The latest excitement occurred last night. During a pause in the Eucharistic prayer, my daughter blurts, “Is it done?!” “No honey, shhhhh, we have to go get Jesus and then pray and then its done,” we responded quietly amidst the laughter of our neighbors. Communion happens. Our pastor is quietly reflecting after just making Jesus physically present for 600 people in the Eucharist, and Sophia asks again, but even louder, “IS IT DONE?!” This outburst was loud enough for Father to turn in our direction. I’m not as embarrassed as I should be (What? It’s funny), but I’m not thrilled about it either.
Taking my kids to Mass is hard sometimes. Sometimes all I feel I get out of Mass are bruises and frustration. There were Masses Liz and I spent most of our time out in the gathering space chasing kids or quieting a baby. Some weeks it didn’t feel worth all the work, I felt like I was getting nothing out of it. Those are the weeks I have to remember that I don’t just go to Mass for me. Yes, I go to pray, hear scripture, and receive the Eucharist connecting with God in such a physical and intimate way that nothing else can match it (on earth), and that connection is for me. But I also go to Mass for others.
I bring my kids because, as hard as it is, when they are little, don’t get it, and struggle just to sit in the pew at all, I know that the practice of going to Mass takes time and I want them to get good at it. The good news is, I can see it paying off in my 6 year old daughter, Ella. Yeah there are weeks she spaces out during the homily (There are weeks I space out during the homily. There may be weeks priests space out during their homilies – I kid, I kid.) But she actually prays and responds and knowing that I am helping to cultivate some connection to Mass is a huge pay off for me.
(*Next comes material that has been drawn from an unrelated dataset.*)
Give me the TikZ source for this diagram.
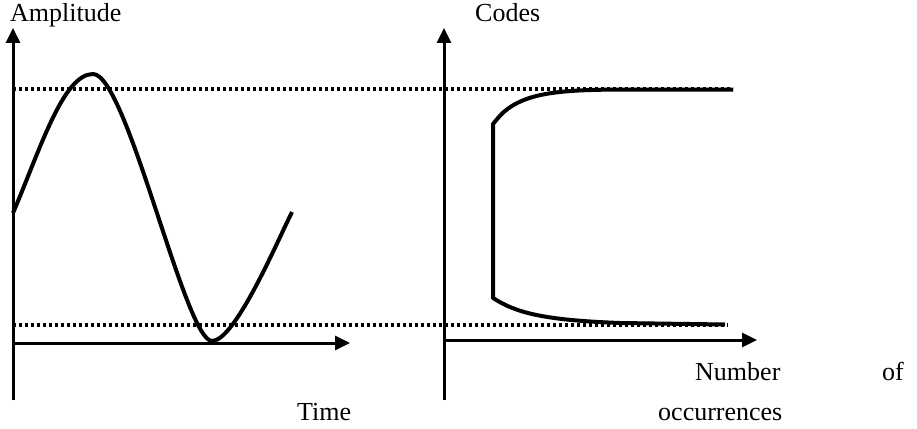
\documentclass[tikz,border=0pt]{standalone}
\usepackage{fontspec}
\setmainfont{Liberation Serif}
\usetikzlibrary{arrows.meta}
\begin{document}
\begin{tikzpicture}[x=1pt,y=-1pt,
  axis/.style={line width=3pt,-{Triangle[length=15pt,width=14pt]}},
  curve/.style={line width=4pt,line join=round},
  guide/.style={line width=3.2pt,dash pattern=on 3.2pt off 2.8pt},
  lbl/.style={anchor=base west,inner sep=0pt,font=\fontsize{26}{30}\selectfont}]
\useasboundingbox (0,0) rectangle (917,428);

% axis end points
\coordinate (lbot) at (13,400);
\coordinate (ltop) at (13,28);
\coordinate (lx0) at (13,343);
\coordinate (lx1) at (350,343);
\coordinate (rbot) at (444,400);
\coordinate (rtop) at (444,28);
\coordinate (rx0) at (444,340);
\coordinate (rx1) at (757,340);
\coordinate (hi0) at (13,89);
\coordinate (hi1) at (733,89);
\coordinate (lo0) at (13,325);
\coordinate (lo1) at (728,325);

% dotted level lines
\draw[guide] (hi0) -- (hi1);
\draw[guide] (lo0) -- (lo1);

% axes
\draw[axis] (lbot) -- (ltop);
\draw[axis] (lx0) -- (lx1);
\draw[axis] (rbot) -- (rtop);
\draw[axis] (rx0) -- (rx1);

% signal over time
\draw[curve] (13,213)
  .. controls (40,150) and (63,74) .. (93,74)
  .. controls (127,74) and (185,341) .. (212,341)
  .. controls (235,341) and (277,242) .. (292,212);

% code histogram
\draw[curve] (733,89.5) -- (620,89.5)
  .. controls (560,90) and (520,92) .. (498,118)
  -- (493,124) -- (493,298)
  .. controls (515,312) and (540,320) .. (620,323)
  -- (725,324.5);

% labels
\node[lbl] (amp) at (10,22) {Amplitude};
\node[lbl] (time) at (297,420) {Time};
\node[lbl] (codes) at (475,22) {Codes};
\node[lbl] (num) at (695,380) {Number};
\node[lbl] (of) at (882,380) {of};
\node[lbl] (occ) at (658,420) {occurrences};
\end{tikzpicture}
\end{document}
I also bring my kids to Mass because my Church needs us. The older people need to see young families committed to the faith. Other families need to know there are others in the same boat with the same struggles. And frankly, as a youth minister, I want teens to see my family at Mass so someday, when it is hard to get to Mass, they figure out a way.
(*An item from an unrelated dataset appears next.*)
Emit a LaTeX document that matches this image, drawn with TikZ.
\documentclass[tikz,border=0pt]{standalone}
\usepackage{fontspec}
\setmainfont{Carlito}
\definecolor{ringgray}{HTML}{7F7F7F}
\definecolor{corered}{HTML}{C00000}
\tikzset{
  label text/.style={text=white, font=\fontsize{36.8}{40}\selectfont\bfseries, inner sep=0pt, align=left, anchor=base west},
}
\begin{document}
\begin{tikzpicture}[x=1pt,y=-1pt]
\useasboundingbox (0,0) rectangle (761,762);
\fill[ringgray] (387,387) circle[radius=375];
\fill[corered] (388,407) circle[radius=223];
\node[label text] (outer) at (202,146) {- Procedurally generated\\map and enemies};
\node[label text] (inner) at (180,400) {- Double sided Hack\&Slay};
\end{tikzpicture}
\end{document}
Mass has been such a gift for my family and me. I can’t imagine my life without it. For my life it is worth the sacrifice of tough schedules and irritating, irritated kids.
No judgment on my fellow young parents just trying to find 4 solid hours of sleep and an adult conversation not about diapers and how the carpet has been newly ruined. I get it, I’m with you in this. I want you to know that I am praying for you and that Mass has been worth it for my family and my marriage. Hope to see you this weekend at Mass – Jungle gym, bloodcurdling screaming, awkward questions in the silence, and all.